Rather, Tokutek’s new focus for getting the same benefits is to provide a separate buffer for each node of a b-tree. In essence, Tokutek is taking the usual “big blocks are better” story and extending it to indexes. TokuDB also uses block-level compression. Notes on that include:
- It’s LZMA.
- It’s expensive to write, cheap to read.
- 5X compression is common, 9X happens, and higher figures yet happen in a few edge cases.
- LZMA detects and compresses repeated values, so it has some of the benefits of tokenization.
- However, TokuDB has to decompress data before operating on it.
Somewhat like NuoDB, Tokutek talks in terms of sending messages to blocks. The TokuDB durability story involves streaming messages to disk and also checkpointing all dirty blocks to disk every minute or so. Further, TokuDB has an online schema change approach based on broadcasting messages about various column operations (delete, add w/ default value, etc.)
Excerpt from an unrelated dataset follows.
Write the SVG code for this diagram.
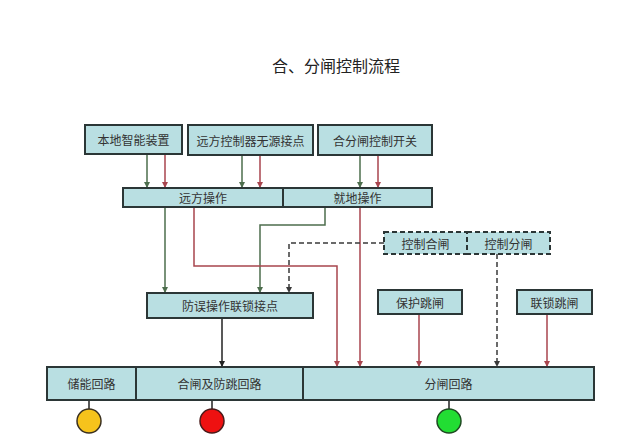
<svg xmlns="http://www.w3.org/2000/svg" width="640" height="438" viewBox="0 0 640 438">
<style>
.box{fill:#b9dfe2;stroke:#2b3636;stroke-width:2}
.dbox{fill:#b9dfe2;stroke:#2b3636;stroke-width:2;stroke-dasharray:5,3}
.t{font-family:"Noto Sans CJK SC","Liberation Sans",sans-serif;font-size:12px;fill:#333;text-anchor:middle;dominant-baseline:central}
.title{font-family:"Noto Sans CJK SC","Liberation Sans",sans-serif;font-size:16px;fill:#222;text-anchor:middle;dominant-baseline:central}
.g{fill:none;stroke:#4d6e4d;stroke-width:1.5;marker-end:url(#ag)}
.r{fill:none;stroke:#a8454e;stroke-width:1.5;marker-end:url(#ar)}
.d{fill:none;stroke:#3a3a3a;stroke-width:1.5;stroke-dasharray:5,3;marker-end:url(#ad)}
.k{fill:none;stroke:#222;stroke-width:1.5}
.ka{fill:none;stroke:#222;stroke-width:1.5;marker-end:url(#ak)}
</style>
<defs>
<marker id="ag" viewBox="0 0 10 10" refX="10" refY="5" markerWidth="4" markerHeight="4" orient="auto"><path d="M0,0 L10,5 L0,10 z" fill="#4d6e4d"/></marker>
<marker id="ar" viewBox="0 0 10 10" refX="10" refY="5" markerWidth="4" markerHeight="4" orient="auto"><path d="M0,0 L10,5 L0,10 z" fill="#a8454e"/></marker>
<marker id="ad" viewBox="0 0 10 10" refX="10" refY="5" markerWidth="4" markerHeight="4" orient="auto"><path d="M0,0 L10,5 L0,10 z" fill="#3a3a3a"/></marker>
<marker id="ak" viewBox="0 0 10 10" refX="10" refY="5" markerWidth="4" markerHeight="4" orient="auto"><path d="M0,0 L10,5 L0,10 z" fill="#222"/></marker>
</defs>
<rect width="640" height="438" fill="#fff"/>
<text class="title" x="336" y="65">合、分闸控制流程</text>

<g id="connectors">
<path class="g" d="M147,153 V188"/>
<path class="g" d="M242,155 V188"/>
<path class="g" d="M360,155 V188"/>
<path class="g" d="M165,207 V293"/>
<path class="g" d="M325,207 V225 H260 V293"/>
<path class="r" d="M165,153 V188"/>
<path class="r" d="M260,155 V188"/>
<path class="r" d="M378,155 V188"/>
<path class="r" d="M194,207 V266 H337 V367"/>
<path class="r" d="M360,207 V367"/>
<path class="r" d="M419,314 V367"/>
<path class="r" d="M547,314 V367"/>
<path class="d" d="M384,243 H289 V293"/>
<path class="d" d="M497,254 V367"/>
<path class="ka" d="M222,318 V367"/>
<path class="k" d="M89,400 V409"/>
<path class="k" d="M212,400 V409"/>
<path class="k" d="M449,400 V409"/>
</g>

<g id="n1"><rect class="box" x="85" y="125" width="97" height="29"/><text class="t" x="133.5" y="139.5">本地智能装置</text></g>
<g id="n2"><rect class="box" x="188" y="125" width="125" height="30"/><text class="t" x="250.5" y="140">远方控制器无源接点</text></g>
<g id="n3"><rect class="box" x="318" y="125" width="114" height="30"/><text class="t" x="375" y="140">合分闸控制开关</text></g>
<g id="n4"><rect class="box" x="123" y="188" width="160" height="19"/><text class="t" x="203" y="197.5">远方操作</text></g>
<g id="n5"><rect class="box" x="283" y="188" width="149" height="19"/><text class="t" x="357.5" y="197.5">就地操作</text></g>
<g id="n6"><rect class="dbox" x="384" y="232" width="83" height="22"/><text class="t" x="425.5" y="243">控制合闸</text></g>
<g id="n7"><rect class="dbox" x="467" y="232" width="83" height="22"/><text class="t" x="508.5" y="243">控制分闸</text></g>
<g id="n8"><rect class="box" x="147" y="293" width="166" height="25"/><text class="t" x="230" y="305.5">防误操作联锁接点</text></g>
<g id="n9"><rect class="box" x="378" y="290" width="84" height="24"/><text class="t" x="420" y="302">保护跳闸</text></g>
<g id="n10"><rect class="box" x="517" y="290" width="75" height="24"/><text class="t" x="554.5" y="302">联锁跳闸</text></g>
<g id="n11"><rect class="box" x="47" y="367" width="89" height="33"/><text class="t" x="91.5" y="383.5">储能回路</text></g>
<g id="n12"><rect class="box" x="136" y="367" width="167" height="33"/><text class="t" x="219.5" y="383.5">合闸及防跳回路</text></g>
<g id="n13"><rect class="box" x="303" y="367" width="291" height="33"/><text class="t" x="448.5" y="383.5">分闸回路</text></g>
<g id="c1"><circle cx="89" cy="421" r="12" fill="#f6c31c" stroke="#3a3020" stroke-width="1.5"/></g>
<g id="c2"><circle cx="212" cy="421" r="12" fill="#ee1111" stroke="#4a1a1a" stroke-width="1.5"/></g>
<g id="c3"><circle cx="449" cy="421" r="12" fill="#22dd33" stroke="#1f4a22" stroke-width="1.5"/></g>
</svg>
- Like most other RDBMS vendors I talk with, Tokutek goes for MVCC (Multi-Version Concurrency Control), if for no other reason than to obviate a need for read locks.
- TokuDB doesn’t have much in the way of a scale-out story. But as for any other NewSQL vendor of whom that’s true — e.g. Akiban — expect that to change. And even if it doesn’t, one could use TokuDB in conjunction with a transparent sharding tool such as dbShards.
- For more technical detail, Tokutek offers a web page with several detailed slide decks and so on.
And finally, Tokutek company basics include:
- 15-16 employees.
- A few more paying customers than those logoed on its website.
- Free customers beyond that. (TokuDB is free under 50 GB.)
- Notwithstanding the meaningless of the phrase, “Fractal Tree indexing” is Tokutek’s story and it’s sticking to it.